Unlike in Libya in 2011, the West has ruled out military intervention, leaving militant Islamists including al-Qaida affiliates to emerge as the most formidable rebel force, raising alarm among Washington and its allies that Syria, which borders Israel and Iraq, has become a center for global jihad.

...
Washington and Russia appeared to be working in tandem on a transitional framework in which Alawites would retain their dominant role in the army and security apparatus to assure their community against retribution and to rally a unified fight against al-Qaida with moderate rebel brigades, who would be invited to join a restructured military.



'Sapere aude'
by Oui (Oui) on Tue Dec 17th, 2013 at 06:24:15 PM EST
US official: Syrian rebel claims West will accommodate Assad 'patently false'

WASHINGTON (JPost) -- The United States is denying claims made by Syrian rebels this week that Western powers are willing to accommodate the continuation of Bashar Assad's regime. Such claims are "patently false," Dina Badawy, a State Department spokeswoman, told The Jerusalem Post, after rebel leaders cited a conversation in London that seemed to indicate otherwise.

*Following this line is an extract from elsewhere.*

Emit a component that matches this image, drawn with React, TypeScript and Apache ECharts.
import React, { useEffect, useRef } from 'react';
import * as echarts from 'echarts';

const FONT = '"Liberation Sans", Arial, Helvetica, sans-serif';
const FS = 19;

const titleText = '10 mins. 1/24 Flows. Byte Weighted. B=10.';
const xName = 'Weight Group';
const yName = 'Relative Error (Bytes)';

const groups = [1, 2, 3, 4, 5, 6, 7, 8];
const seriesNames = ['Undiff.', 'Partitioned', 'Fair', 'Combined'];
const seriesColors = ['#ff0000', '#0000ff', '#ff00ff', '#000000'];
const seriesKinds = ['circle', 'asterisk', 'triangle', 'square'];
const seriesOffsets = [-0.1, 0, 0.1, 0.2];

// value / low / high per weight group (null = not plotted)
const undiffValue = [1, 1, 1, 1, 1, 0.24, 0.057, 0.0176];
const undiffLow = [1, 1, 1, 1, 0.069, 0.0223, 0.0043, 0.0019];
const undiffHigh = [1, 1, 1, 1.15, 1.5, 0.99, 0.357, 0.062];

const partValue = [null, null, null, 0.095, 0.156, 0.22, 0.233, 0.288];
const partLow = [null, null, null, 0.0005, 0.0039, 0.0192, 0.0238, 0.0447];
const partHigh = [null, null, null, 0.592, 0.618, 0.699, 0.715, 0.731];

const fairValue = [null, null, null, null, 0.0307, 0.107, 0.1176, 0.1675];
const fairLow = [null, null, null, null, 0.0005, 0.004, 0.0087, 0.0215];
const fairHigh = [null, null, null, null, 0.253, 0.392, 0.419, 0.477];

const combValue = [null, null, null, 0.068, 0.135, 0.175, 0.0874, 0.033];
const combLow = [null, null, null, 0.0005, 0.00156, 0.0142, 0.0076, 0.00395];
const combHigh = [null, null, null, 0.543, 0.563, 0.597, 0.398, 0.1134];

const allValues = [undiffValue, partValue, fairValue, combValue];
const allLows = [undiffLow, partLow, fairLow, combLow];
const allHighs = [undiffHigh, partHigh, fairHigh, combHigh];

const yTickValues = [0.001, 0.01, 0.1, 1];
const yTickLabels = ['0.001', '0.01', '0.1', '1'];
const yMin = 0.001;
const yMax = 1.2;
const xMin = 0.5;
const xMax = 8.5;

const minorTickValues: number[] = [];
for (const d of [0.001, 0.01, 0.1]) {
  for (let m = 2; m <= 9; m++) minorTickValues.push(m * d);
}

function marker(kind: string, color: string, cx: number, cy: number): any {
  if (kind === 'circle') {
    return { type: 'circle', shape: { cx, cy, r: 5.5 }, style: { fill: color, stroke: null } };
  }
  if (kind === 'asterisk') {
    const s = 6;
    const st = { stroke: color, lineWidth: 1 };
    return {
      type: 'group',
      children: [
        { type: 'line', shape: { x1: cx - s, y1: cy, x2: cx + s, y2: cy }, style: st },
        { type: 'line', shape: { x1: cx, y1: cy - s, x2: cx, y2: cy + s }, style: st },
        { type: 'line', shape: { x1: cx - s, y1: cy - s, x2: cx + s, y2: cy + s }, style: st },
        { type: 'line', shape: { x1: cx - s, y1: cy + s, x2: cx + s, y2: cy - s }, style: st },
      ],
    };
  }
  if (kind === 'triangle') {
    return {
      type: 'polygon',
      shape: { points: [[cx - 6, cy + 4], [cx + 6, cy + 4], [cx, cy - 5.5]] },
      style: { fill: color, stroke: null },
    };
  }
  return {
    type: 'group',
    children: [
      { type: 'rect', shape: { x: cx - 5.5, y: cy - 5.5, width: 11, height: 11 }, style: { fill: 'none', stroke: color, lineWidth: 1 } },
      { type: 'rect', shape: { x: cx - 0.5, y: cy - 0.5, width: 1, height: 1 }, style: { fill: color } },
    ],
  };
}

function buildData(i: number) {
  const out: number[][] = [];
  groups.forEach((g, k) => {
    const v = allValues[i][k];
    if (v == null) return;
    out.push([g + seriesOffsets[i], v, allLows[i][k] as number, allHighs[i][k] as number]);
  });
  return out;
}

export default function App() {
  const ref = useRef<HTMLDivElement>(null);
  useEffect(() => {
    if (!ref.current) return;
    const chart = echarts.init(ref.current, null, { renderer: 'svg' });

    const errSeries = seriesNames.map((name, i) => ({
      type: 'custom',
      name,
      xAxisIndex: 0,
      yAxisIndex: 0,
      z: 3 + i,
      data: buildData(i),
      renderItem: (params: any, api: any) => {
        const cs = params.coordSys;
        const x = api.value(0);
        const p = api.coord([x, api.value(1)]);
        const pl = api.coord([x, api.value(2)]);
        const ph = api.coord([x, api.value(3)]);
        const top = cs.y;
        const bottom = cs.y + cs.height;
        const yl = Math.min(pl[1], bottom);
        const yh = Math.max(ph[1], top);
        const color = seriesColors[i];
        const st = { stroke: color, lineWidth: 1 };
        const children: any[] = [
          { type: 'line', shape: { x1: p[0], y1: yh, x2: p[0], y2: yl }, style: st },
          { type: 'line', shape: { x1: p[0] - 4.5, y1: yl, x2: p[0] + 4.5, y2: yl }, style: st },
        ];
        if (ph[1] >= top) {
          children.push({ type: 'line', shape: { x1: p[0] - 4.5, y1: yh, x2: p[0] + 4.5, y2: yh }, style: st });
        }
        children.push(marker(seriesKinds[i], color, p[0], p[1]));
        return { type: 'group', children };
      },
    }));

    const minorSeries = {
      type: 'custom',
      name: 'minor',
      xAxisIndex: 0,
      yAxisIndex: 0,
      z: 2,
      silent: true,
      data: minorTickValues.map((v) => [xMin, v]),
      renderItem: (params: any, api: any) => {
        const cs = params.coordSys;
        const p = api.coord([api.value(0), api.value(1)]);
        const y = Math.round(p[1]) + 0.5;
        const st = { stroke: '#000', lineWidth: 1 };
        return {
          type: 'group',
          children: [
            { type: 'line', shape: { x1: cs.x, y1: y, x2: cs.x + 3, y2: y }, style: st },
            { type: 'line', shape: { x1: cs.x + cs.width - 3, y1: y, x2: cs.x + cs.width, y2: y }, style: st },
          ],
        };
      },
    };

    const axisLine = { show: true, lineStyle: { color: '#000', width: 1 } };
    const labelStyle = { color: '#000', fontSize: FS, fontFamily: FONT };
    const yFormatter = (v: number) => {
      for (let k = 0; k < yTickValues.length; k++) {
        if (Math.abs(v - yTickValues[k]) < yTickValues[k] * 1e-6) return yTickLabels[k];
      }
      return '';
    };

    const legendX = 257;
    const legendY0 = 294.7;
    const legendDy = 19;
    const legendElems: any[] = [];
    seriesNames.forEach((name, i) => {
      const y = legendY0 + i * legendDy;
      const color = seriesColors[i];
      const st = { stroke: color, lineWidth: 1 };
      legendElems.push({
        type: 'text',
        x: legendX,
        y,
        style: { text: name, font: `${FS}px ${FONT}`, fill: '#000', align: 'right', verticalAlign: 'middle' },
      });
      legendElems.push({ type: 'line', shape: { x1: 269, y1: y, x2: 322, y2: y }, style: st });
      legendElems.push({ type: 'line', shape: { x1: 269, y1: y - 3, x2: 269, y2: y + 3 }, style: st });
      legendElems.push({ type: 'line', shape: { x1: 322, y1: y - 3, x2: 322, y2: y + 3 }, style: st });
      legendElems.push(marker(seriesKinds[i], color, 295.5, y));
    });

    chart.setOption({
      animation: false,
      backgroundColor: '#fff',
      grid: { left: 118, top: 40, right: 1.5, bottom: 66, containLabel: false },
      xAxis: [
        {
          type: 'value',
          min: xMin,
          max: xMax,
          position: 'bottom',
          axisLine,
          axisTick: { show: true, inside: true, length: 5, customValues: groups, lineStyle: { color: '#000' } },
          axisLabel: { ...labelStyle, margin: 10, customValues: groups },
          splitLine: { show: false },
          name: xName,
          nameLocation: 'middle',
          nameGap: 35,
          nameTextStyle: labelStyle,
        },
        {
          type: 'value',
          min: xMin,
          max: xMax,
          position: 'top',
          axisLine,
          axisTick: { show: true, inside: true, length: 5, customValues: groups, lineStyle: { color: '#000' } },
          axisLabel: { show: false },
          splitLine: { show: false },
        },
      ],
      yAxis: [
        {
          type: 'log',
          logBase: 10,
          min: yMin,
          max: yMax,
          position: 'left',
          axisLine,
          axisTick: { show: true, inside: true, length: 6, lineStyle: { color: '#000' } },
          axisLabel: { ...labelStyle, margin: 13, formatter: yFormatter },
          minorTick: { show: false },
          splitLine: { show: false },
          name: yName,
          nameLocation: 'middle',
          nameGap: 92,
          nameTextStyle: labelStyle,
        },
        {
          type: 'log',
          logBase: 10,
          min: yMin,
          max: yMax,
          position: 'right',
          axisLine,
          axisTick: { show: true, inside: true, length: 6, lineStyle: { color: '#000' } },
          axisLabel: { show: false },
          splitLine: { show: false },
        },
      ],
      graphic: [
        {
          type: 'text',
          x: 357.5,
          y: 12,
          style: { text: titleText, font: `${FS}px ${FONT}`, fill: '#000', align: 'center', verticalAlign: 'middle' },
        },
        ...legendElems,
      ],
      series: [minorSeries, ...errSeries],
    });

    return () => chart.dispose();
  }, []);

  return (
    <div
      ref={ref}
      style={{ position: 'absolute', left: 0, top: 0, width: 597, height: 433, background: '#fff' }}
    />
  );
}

Reuters characterized the story as a sign in a "shift in Western priorities, particularly the United States and Britain."

At the December 13 meeting, the London 11-- a core group of nations with pledged support to organized Syrian opposition-- publicly reaffirmed its allegiance in a statement.

    "We reaffirmed that the aim of Geneva II was to implement a negotiated solution on the basis of the Geneva communiqué, by establishing a Transitional Governing Body with full executive powers agreed by mutual consent."